Figure 7. Before (left) and after (right) noise removal by DAE + simple threshold.

Perform OCR by Tesseract

At this stage, all the image processing steps are finished. The denoised image will be processed by Tesseract. The OCR outputs are a text file and a “text-only” PDF. The text file will be parsed and stored in API. The transparent “text-only” PDF will be merged with a PDF containing the original article image, to produce a searchable PDF.

Google Colab

The DAE model was first trained on an “on-demand” compute instance in AliCloud. We used a GPU-type instance and had to manually install graphic card drivers before TensorFlow can utilize the GPU. When new datasets were available, we had to manually copy the files to the instance. From time to time, we had to wait for an available instance to start the machine for training. Because of these, we switched to use Google Colab.

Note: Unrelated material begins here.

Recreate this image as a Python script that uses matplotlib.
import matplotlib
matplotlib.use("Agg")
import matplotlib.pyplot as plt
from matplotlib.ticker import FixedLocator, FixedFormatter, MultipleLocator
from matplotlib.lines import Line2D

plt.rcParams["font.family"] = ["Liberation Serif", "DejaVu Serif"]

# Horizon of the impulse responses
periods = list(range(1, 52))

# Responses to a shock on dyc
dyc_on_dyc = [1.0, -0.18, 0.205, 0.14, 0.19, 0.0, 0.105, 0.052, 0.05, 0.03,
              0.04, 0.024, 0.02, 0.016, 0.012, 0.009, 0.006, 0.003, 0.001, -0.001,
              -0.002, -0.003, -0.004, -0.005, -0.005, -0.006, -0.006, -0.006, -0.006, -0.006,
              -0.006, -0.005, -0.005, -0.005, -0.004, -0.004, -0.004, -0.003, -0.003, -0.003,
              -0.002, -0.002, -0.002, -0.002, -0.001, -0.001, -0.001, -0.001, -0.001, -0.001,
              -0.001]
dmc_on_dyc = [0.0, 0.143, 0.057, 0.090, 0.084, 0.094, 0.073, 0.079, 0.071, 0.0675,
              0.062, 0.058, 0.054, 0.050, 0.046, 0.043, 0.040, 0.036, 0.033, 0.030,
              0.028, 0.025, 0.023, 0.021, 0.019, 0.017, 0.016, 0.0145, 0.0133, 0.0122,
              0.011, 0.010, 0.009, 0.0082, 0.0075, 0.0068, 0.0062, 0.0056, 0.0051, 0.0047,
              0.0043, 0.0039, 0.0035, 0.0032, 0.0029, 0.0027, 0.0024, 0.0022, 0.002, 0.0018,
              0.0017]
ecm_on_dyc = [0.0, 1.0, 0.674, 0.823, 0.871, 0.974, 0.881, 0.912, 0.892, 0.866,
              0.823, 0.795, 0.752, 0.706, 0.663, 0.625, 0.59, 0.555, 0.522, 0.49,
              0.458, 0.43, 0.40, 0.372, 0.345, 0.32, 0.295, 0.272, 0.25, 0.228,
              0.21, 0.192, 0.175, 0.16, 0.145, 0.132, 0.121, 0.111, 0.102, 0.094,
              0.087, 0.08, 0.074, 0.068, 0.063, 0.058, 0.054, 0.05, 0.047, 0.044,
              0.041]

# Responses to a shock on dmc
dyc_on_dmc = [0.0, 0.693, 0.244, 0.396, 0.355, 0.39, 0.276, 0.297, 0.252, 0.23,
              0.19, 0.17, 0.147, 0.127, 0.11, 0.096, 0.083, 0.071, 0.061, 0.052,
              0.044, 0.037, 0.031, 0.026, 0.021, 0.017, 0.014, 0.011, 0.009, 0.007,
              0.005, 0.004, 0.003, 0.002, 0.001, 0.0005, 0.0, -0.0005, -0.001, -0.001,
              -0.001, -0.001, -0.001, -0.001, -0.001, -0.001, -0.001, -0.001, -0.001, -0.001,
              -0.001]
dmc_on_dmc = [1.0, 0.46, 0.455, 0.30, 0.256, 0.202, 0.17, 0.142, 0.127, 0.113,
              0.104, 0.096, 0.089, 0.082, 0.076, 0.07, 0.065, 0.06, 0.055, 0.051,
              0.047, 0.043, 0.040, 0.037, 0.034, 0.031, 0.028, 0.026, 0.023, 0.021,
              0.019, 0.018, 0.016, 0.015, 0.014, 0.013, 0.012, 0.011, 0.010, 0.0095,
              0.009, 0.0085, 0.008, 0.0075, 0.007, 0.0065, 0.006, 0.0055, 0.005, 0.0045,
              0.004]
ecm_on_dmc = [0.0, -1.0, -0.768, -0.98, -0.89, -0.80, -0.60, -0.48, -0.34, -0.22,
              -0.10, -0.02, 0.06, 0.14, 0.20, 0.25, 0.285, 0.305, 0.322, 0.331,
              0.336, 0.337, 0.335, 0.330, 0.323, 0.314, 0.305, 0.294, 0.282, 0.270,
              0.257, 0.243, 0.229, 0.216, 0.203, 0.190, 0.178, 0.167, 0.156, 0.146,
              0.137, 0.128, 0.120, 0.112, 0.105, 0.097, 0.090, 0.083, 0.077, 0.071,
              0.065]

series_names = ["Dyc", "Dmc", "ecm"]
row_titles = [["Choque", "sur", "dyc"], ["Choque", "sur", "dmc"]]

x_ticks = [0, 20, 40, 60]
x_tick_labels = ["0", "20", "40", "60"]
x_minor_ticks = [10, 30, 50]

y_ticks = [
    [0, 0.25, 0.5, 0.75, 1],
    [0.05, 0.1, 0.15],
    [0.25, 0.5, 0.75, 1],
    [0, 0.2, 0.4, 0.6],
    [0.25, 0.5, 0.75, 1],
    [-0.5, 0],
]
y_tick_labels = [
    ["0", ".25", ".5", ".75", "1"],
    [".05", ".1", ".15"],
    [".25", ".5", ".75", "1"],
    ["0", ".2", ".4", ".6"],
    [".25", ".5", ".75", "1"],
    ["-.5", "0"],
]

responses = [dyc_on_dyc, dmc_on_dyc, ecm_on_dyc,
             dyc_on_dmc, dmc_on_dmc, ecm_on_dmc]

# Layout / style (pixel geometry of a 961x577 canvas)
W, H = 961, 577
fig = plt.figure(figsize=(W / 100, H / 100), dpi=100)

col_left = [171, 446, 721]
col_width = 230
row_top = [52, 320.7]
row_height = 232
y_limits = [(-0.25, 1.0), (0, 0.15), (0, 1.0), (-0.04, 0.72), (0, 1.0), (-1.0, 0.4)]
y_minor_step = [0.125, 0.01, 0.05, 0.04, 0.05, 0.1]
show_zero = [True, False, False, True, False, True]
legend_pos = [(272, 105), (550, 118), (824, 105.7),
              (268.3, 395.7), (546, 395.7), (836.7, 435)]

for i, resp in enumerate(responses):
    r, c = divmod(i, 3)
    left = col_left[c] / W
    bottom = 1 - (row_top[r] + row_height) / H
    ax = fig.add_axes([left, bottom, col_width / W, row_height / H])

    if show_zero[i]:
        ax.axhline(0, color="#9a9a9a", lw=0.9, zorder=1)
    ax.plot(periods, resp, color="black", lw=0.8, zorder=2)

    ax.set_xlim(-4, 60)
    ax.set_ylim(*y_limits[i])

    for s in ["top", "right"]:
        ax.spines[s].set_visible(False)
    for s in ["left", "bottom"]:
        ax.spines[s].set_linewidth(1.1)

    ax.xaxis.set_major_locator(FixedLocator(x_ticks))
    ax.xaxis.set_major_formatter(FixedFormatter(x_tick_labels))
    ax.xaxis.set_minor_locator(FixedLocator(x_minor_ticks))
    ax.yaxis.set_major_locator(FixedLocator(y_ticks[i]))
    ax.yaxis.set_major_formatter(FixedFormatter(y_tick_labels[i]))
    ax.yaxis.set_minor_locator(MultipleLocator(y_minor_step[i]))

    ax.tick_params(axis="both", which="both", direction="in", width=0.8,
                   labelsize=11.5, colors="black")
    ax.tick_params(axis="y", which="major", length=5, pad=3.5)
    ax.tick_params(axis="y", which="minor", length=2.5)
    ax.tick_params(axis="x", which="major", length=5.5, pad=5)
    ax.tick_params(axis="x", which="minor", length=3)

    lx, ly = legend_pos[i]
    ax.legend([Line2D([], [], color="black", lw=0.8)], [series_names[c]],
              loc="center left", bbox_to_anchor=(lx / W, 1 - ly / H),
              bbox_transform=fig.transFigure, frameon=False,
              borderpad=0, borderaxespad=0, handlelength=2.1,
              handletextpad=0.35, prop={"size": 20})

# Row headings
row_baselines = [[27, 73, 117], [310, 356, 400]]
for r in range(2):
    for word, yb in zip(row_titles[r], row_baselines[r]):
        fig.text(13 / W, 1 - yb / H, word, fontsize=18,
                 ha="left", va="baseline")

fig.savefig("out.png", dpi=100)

Google Colab provides a Jupyter like online service that has integration with Google Drive. We can simply mount our datasets from Google Drive onto the Google Colab instance. And it provides free GPU instances (Nvidia K80s, T4s, P4s and P100s) to run the training. That makes a perfect place for us to experiment with different models and datasets efficiently.

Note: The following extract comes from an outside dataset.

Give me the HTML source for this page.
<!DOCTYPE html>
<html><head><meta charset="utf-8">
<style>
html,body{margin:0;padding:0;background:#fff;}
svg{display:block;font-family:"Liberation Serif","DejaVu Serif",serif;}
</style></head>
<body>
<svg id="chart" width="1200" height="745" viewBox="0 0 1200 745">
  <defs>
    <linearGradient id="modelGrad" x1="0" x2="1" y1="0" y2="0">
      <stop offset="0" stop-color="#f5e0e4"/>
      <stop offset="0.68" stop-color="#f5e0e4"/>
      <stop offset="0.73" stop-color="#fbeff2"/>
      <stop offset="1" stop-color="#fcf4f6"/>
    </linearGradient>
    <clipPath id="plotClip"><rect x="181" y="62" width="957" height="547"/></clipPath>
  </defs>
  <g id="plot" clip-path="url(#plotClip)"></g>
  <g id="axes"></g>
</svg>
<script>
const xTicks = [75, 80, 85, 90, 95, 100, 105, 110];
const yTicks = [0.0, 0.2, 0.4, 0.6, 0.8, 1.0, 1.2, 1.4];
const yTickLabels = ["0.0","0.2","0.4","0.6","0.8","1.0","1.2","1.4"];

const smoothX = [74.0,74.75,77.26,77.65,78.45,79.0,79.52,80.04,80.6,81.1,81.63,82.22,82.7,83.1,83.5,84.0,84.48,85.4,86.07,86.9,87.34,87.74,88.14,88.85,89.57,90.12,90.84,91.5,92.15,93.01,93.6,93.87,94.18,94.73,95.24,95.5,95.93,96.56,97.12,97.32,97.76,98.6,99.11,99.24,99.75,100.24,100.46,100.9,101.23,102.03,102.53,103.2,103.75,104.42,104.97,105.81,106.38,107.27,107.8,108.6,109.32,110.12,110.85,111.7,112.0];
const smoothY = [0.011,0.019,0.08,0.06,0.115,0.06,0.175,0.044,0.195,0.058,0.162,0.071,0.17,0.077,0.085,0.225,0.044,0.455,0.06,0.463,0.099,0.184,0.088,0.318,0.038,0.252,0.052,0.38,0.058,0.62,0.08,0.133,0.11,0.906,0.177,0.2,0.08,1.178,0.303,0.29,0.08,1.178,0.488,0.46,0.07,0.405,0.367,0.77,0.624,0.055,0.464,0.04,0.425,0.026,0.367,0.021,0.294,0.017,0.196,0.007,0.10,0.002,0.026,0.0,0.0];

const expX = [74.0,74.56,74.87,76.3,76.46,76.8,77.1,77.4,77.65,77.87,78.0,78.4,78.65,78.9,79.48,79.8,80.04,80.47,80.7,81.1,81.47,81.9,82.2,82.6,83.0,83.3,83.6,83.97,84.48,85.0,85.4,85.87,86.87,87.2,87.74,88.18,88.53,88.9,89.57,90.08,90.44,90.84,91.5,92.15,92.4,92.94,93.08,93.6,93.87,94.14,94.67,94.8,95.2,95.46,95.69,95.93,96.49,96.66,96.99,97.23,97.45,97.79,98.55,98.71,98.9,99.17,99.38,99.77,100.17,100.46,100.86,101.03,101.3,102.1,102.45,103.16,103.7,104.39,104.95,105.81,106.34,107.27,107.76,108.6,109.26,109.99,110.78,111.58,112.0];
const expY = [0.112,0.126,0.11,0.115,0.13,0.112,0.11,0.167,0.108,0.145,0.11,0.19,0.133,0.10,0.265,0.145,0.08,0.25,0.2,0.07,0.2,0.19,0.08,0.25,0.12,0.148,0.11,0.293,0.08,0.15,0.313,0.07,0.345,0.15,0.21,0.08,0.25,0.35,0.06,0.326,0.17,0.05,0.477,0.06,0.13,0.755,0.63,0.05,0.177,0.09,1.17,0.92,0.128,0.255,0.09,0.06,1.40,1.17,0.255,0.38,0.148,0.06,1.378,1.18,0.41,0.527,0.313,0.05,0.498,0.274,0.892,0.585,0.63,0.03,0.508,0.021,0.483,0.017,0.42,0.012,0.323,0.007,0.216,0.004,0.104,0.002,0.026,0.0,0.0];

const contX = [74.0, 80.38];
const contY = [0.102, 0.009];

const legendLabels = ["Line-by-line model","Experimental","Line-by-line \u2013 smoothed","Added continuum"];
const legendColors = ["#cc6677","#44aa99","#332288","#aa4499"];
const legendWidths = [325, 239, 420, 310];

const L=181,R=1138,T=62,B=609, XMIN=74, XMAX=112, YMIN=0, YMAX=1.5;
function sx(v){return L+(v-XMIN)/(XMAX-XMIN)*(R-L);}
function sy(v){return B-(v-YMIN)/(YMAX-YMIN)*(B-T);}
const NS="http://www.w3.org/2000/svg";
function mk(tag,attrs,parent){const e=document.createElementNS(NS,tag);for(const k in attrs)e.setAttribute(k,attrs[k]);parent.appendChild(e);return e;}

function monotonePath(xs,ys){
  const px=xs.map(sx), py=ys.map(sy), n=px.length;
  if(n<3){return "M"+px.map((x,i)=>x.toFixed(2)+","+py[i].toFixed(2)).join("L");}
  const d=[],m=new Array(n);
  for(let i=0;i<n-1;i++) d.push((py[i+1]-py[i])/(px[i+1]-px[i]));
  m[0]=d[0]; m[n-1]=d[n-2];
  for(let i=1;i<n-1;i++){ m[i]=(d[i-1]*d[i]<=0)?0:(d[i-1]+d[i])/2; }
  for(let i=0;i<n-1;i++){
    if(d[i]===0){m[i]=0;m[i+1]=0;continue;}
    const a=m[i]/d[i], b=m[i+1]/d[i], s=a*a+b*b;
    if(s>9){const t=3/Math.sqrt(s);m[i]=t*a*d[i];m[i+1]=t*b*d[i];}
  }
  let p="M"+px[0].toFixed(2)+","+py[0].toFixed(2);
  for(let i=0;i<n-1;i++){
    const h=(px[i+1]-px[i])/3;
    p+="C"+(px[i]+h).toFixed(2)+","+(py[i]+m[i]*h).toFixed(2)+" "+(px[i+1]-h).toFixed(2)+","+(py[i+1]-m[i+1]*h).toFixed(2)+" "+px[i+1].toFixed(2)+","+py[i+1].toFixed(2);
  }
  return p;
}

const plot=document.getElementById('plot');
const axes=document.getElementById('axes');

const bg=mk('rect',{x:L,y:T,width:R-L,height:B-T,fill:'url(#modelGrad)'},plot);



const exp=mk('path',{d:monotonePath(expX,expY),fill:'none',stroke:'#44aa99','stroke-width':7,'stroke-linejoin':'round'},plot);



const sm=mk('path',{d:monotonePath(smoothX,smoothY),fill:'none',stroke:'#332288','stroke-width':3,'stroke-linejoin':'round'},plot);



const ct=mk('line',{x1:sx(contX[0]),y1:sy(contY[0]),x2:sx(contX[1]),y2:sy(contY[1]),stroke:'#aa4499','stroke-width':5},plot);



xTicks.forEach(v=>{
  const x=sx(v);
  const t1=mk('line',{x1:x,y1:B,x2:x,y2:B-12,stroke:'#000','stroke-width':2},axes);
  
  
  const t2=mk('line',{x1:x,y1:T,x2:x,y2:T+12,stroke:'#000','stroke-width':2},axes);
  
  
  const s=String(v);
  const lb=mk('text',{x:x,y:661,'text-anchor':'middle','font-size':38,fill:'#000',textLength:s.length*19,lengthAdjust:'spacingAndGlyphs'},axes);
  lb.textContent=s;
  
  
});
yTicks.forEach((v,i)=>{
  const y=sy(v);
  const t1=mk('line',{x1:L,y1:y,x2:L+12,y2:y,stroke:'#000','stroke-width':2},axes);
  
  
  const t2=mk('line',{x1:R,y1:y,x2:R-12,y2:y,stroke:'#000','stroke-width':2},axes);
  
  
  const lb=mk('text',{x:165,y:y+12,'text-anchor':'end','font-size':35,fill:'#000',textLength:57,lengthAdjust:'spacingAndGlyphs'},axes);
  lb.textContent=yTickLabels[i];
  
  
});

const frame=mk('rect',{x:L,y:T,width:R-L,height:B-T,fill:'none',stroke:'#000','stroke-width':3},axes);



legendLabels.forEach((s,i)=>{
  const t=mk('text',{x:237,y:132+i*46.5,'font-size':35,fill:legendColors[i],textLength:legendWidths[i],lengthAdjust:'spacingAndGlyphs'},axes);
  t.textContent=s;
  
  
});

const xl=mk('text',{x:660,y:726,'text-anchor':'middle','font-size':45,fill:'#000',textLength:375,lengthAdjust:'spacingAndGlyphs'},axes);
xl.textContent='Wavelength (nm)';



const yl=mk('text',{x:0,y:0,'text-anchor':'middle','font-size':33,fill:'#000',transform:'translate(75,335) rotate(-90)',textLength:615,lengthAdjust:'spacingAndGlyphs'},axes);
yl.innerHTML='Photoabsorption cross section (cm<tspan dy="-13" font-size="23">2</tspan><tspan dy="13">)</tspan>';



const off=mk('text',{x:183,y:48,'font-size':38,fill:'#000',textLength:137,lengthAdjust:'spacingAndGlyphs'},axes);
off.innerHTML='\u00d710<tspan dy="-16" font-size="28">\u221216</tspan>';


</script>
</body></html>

Our first model was trained from datasets prepared manually. Thanks to my colleague who help to remove the noise by hand. The amount of samples is just enough for the PoC: “To proof that DAE is the right approach to help us clean up the images”. But we need a large number of samples to train a model for production usage, in order to handle the noise patterns over the 100 years news archive.

We decided to programmatically augment the number of datasets. First, we pick article images that are clean enough to produce high OCR accuracy. Then we randomly select some noise samples from the news archive. During the training process, we use ImageDataGenerator and use a custom preprocessing_function to randomly mix these noise samples into the image for training. This way, our model will be general enough to handle different noise types.

Orchestration

Since all Newsroom related services are hosted on Kubernetes, it becomes a natural choice to put API and pipeline-related services on Kubernetes.

Once we finished the upload step, we use a simple python script to go through lists of record IDs from the API, and these IDs are then passed to Celery using RabbitMQ as a message broker. The service prep and ocr subscribes to the RabbitMQ channel, pick up the record ID and go through the above mentioned processes.

Horizontal Pod Autoscaler (HPA) is set on the “prep” and “ocr” services, with a maximum of 200 pods running at the same time. Because we are using AliCloud Elastic Container Instance (ECI), we are able to create pods outside our cluster nodes. AliCloud will manage to provision compute instances to run those pods, and the cost is billed per second. That gives us a very cost-efficient way to run a large amount of short-lived jobs.